4. Mobilité internationale

La question de la mobilité internationale des étudiants (et des enseignants) est posée de manière elle-aussi problématique. Elle implique de développer les « cursus en langue anglaise » (p. 61). Derrière l’international, c’est en fait l’uniformisation anglo-saxonne qui est en embuscade. La mobilité internationale n’est pas du tout réfléchie en cohérence avec les projets de formation des étudiants, la seule finalité que l’on trouve derrière, c’est encore et toujours l’adaptation au marché du travail.

5. Droits d’inscription : non, mais…

Il est important de noter que le rapport StraNES se prononce contre l’élévation des droits d’inscription, ce qu’on ne peut que saluer. Le rapport se base presque exclusivement sur des arguments économiques (pp. 154-158) : il argue notamment du fait que l’augmentation des droits d’inscription ne serait pas rentable pour l’État lui-même, s’appuyant notamment sur le contre-exemple des pays anglo-saxons, dans lesquels c’est l’État qui, en dernière instance, se retrouve garant du défaut de paiement des étudiants surendettés. En outre, une élévation des droits d’inscription risquerait fort de s’accompagner d’un désengagement des financements publics, ce qui reviendrait à plomber l’Enseignement supérieur. La question est reportée aux chantiers à venir de l’impôt (la demi-part fiscale) et des aides aux étudiants, ce qui peut apparaître très inquiétant.

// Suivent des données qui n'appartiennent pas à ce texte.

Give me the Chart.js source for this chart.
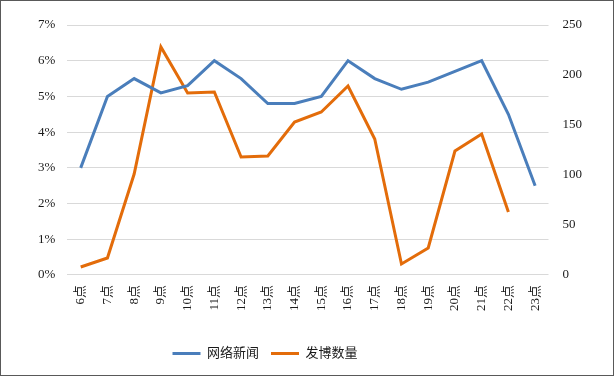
<!DOCTYPE html>
<html>
<head>
<meta charset="utf-8">
<script src="https://cdn.jsdelivr.net/npm/chart.js@4"></script>
<style>
    html, body { margin: 0; padding: 0; background: #fff; }
    #wrap {
        width: 614px;
        height: 376px;
        box-sizing: border-box;
        border: 1px solid #595959;
        position: relative;
    }
</style>
</head>
<body>
<div id="wrap"><canvas id="myChart"></canvas></div>
<script>
// 数据
const horas = ['6点', '7点', '8点', '9点', '10点', '11点', '12点', '13点', '14点', '15点', '16点', '17点', '18点', '19点', '20点', '21点', '22点', '23点'];
const noticias = [3.0, 5.0, 5.5, 5.1, 5.3, 6.0, 5.5, 4.8, 4.8, 5.0, 6.0, 5.5, 5.2, 5.4, 5.7, 6.0, 4.5, 2.5]; // 网络新闻 (%)
const publicaciones = [8, 17, 101, 228, 182, 183, 118, 119, 153, 163, 189, 136, 11, 27, 124, 141, 63, null]; // 发博数量
const ticksIzq = [0, 1, 2, 3, 4, 5, 6, 7];
const ticksDer = [0, 50, 100, 150, 200, 250];

const fuente = '"Liberation Serif", "Times New Roman", "Noto Sans CJK SC", serif';
const colorTexto = '#1a1a1a';

// mover la leyenda un poco a la izquierda, como en el original
const moverLeyenda = {
    id: 'moverLeyenda',
    afterLayout(chart) {
        if (chart.legend) {
            chart.legend.left -= 46;
            chart.legend.right -= 46;
        }
    }
};

const ctx = document.getElementById('myChart').getContext('2d');
new Chart(ctx, {
    type: 'line',
    data: {
        labels: horas,
        datasets: [{
            label: '网络新闻',
            data: noticias,
            borderColor: '#4a7ebb',
            backgroundColor: '#4a7ebb',
            borderWidth: 3,
            pointRadius: 0,
            tension: 0,
            yAxisID: 'y'
        }, {
            label: '发博数量',
            data: publicaciones,
            borderColor: '#e36c0a',
            backgroundColor: '#e36c0a',
            borderWidth: 3,
            pointRadius: 0,
            tension: 0,
            yAxisID: 'y1'
        }]
    },
    options: {
        responsive: true,
        maintainAspectRatio: false,
        animation: false,
        layout: {
            padding: { left: 25, right: 17, top: 24, bottom: 5 }
        },
        plugins: {
            legend: {
                position: 'bottom',
                labels: {
                    usePointStyle: true,
                    pointStyle: 'line',
                    pointStyleWidth: 28,
                    boxHeight: 3,
                    padding: 12,
                    color: colorTexto,
                    font: { family: fuente, size: 13 }
                }
            },
            tooltip: { enabled: false }
        },
        scales: {
            x: {
                offset: true,
                grid: { display: false, drawTicks: false },
                border: { display: false },
                afterFit: (axis) => { axis.height += 14; },
                ticks: {
                    minRotation: 90,
                    maxRotation: 90,
                    padding: 10,
                    color: colorTexto,
                    font: { family: fuente, size: 13 }
                }
            },
            y: {
                position: 'left',
                min: 0,
                max: 7,
                afterBuildTicks: (axis) => { axis.ticks = ticksIzq.map(v => ({ value: v })); },
                grid: { color: '#d9d9d9', lineWidth: 1, drawTicks: false },
                border: { display: false },
                ticks: {
                    padding: 12,
                    color: colorTexto,
                    font: { family: fuente, size: 13 },
                    callback: (v) => v + '%'
                }
            },
            y1: {
                position: 'right',
                min: 0,
                max: 250,
                afterBuildTicks: (axis) => { axis.ticks = ticksDer.map(v => ({ value: v })); },
                grid: { display: false, drawTicks: false },
                border: { display: false },
                ticks: {
                    padding: 14,
                    color: colorTexto,
                    font: { family: fuente, size: 13 }
                }
            }
        }
    },
    plugins: [moverLeyenda]
});
</script>
</body>
</html>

La question de savoir s’il est juste ou non que des banques et leurs actionnaires puissent tirer de juteux profits de ce nouveau marché de l’Enseignement supérieur dont le financement serait en partie privatisé, n’est pas évoquée. Le fait que les classes populaires, en cas d’augmentation des frais d’inscription, soient amenées à limiter encore plus leur accès aux études supérieures n’est pas mentionné non plus : l’exemple de la Grande Bretagne est clair, l’augmentation des frais a entraîné immédiatement une baisse du nombre d’étudiants. Il est significatif que dans la Prop. 11 (diminuer l’écart social de « diplomation » ) la question du coût des études n’est pas même abordée.